=== Instructions for the task ===
Begin with the first line below and retype each line exactly through the line containing "of q1b, xshift=2pt]". Any pictures are to be left out.

━━━━━━━━━━━━━━━━

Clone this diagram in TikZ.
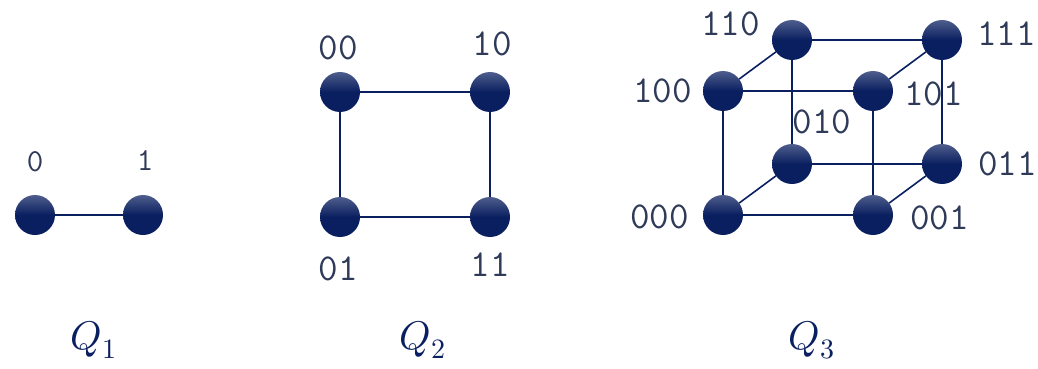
\documentclass[tikz,border=0pt]{standalone}
\usepackage{fontspec}
\usepackage{unicode-math}
\setmathfont{Latin Modern Math}
\usetikzlibrary{
    positioning,
    backgrounds
}
\definecolor{vnavy}{HTML}{0A1F60}
\definecolor{bitgray}{HTML}{2E3A58}
\newcommand{\bitfont}{\ttfamily\addfontfeatures{LetterSpace=6}}

\begin{document}
\begin{tikzpicture}[
    x=1pt, y=-1pt,
    node distance=12pt,
    vertex/.style={circle, inner sep=0pt, outer sep=0pt, minimum size=40pt, top color=vnavy!72!white, bottom color=vnavy, middle color=vnavy},
    bit/.style={font=\fontsize{38}{38}\selectfont\bitfont, text=bitgray, inner sep=0pt},
    smallbit/.style={bit, font=\fontsize{32}{32}\selectfont\bitfont},
    edge/.style={draw=vnavy, line width=1.6pt},
    qlabel/.style={font=\fontsize{40}{46}\selectfont, text=vnavy, anchor=base}
]
\useasboundingbox (0,0) rectangle (1038,369);

% Q1
\node[vertex] (q1a) at (35,215) {};
\node[vertex] (q1b) at (143,215) {};
\node[smallbit, above=23pt of q1a] {0};
\node[smallbit, above=24pt of q1b, xshift=2pt] {1};

% Q2
\node[vertex] (q2a) at (340,92) {};
\node[vertex] (q2b) at (490,92) {};
\node[vertex] (q2c) at (340,217) {};
\node[vertex] (q2d) at (490,217) {};
\node[bit, above=12pt of q2a, xshift=-2pt] {00};
\node[bit, above=16pt of q2b, xshift=2pt] {10};
\node[bit, below=20pt of q2c, xshift=-2pt] {01};
\node[bit, below=16pt of q2d] {11};

% Q3 front face
\node[vertex] (v100) at (723,91) {};
\node[vertex] (v101) at (873,91) {};
\node[vertex] (v000) at (723,215) {};
\node[vertex] (v001) at (873,215) {};
% Q3 back face
\node[vertex] (v110) at (792,40) {};
\node[vertex] (v111) at (942,40) {};
\node[vertex] (v010) at (792,164) {};
\node[vertex] (v011) at (942,164) {};

\node[bit, left=12pt of v110, yshift=16pt] {110};
\node[bit, right=15pt of v111, yshift=6pt] {111};
\node[bit, left=11pt of v100] {100};
\node[bit, right=11pt of v101, yshift=-3pt] {101};
\node[bit, above=10pt of v010, xshift=30pt] {010};
\node[bit, right=16pt of v011] {011};
\node[bit, left=14pt of v000, yshift=-2pt] {000};
\node[bit, right=17pt of v001, yshift=-3pt] {001};

% Edges
\begin{scope}[on background layer]
\draw[edge] (q1a) -- (q1b);
\draw[edge] (q2a) -- (q2b) -- (q2d) -- (q2c) -- (q2a);
\draw[edge] (v000) -- (v001) -- (v101) -- (v100) -- (v000);
\draw[edge] (v010) -- (v011) -- (v111) -- (v110) -- (v010);
\draw[edge] (v000) -- (v010);
\draw[edge] (v001) -- (v011);
\draw[edge] (v100) -- (v110);
\draw[edge] (v101) -- (v111);
\end{scope}

% Titles
\node[qlabel] (t1) at (94,349) {$Q_1$};
\node[qlabel] (t2) at (423,349) {$Q_2$};
\node[qlabel] (t3) at (812,349) {$Q_3$};
\end{tikzpicture}
\end{document}
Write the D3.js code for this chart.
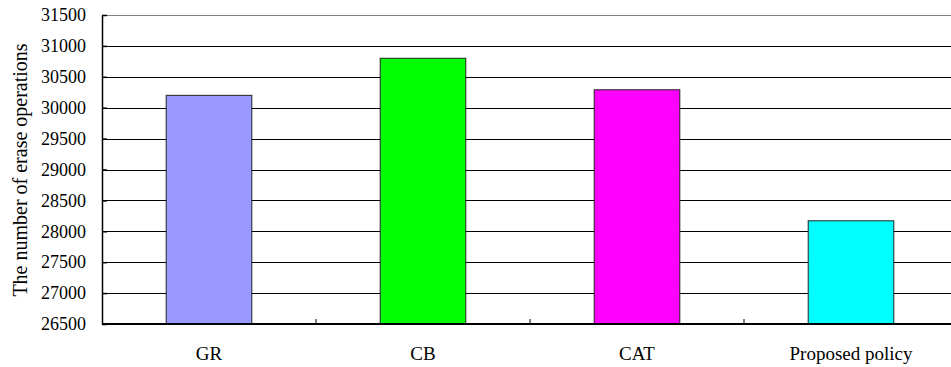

━━━━━━━━━━━━━━━━

=== Exercise response ===
Clone this diagram in TikZ.
\documentclass[tikz,border=0pt]{standalone}
\usepackage{fontspec}
\usepackage{unicode-math}
\setmathfont{Latin Modern Math}
\usetikzlibrary{
    positioning,
    backgrounds
}
\definecolor{vnavy}{HTML}{0A1F60}
\definecolor{bitgray}{HTML}{2E3A58}
\newcommand{\bitfont}{\ttfamily\addfontfeatures{LetterSpace=6}}

\begin{document}
\begin{tikzpicture}[
    x=1pt, y=-1pt,
    node distance=12pt,
    vertex/.style={circle, inner sep=0pt, outer sep=0pt, minimum size=40pt, top color=vnavy!72!white, bottom color=vnavy, middle color=vnavy},
    bit/.style={font=\fontsize{38}{38}\selectfont\bitfont, text=bitgray, inner sep=0pt},
    smallbit/.style={bit, font=\fontsize{32}{32}\selectfont\bitfont},
    edge/.style={draw=vnavy, line width=1.6pt},
    qlabel/.style={font=\fontsize{40}{46}\selectfont, text=vnavy, anchor=base}
]
\useasboundingbox (0,0) rectangle (1038,369);

% Q1
\node[vertex] (q1a) at (35,215) {};
\node[vertex] (q1b) at (143,215) {};
\node[smallbit, above=23pt of q1a] {0};
\node[smallbit, above=24pt of q1b, xshift=2pt] {1};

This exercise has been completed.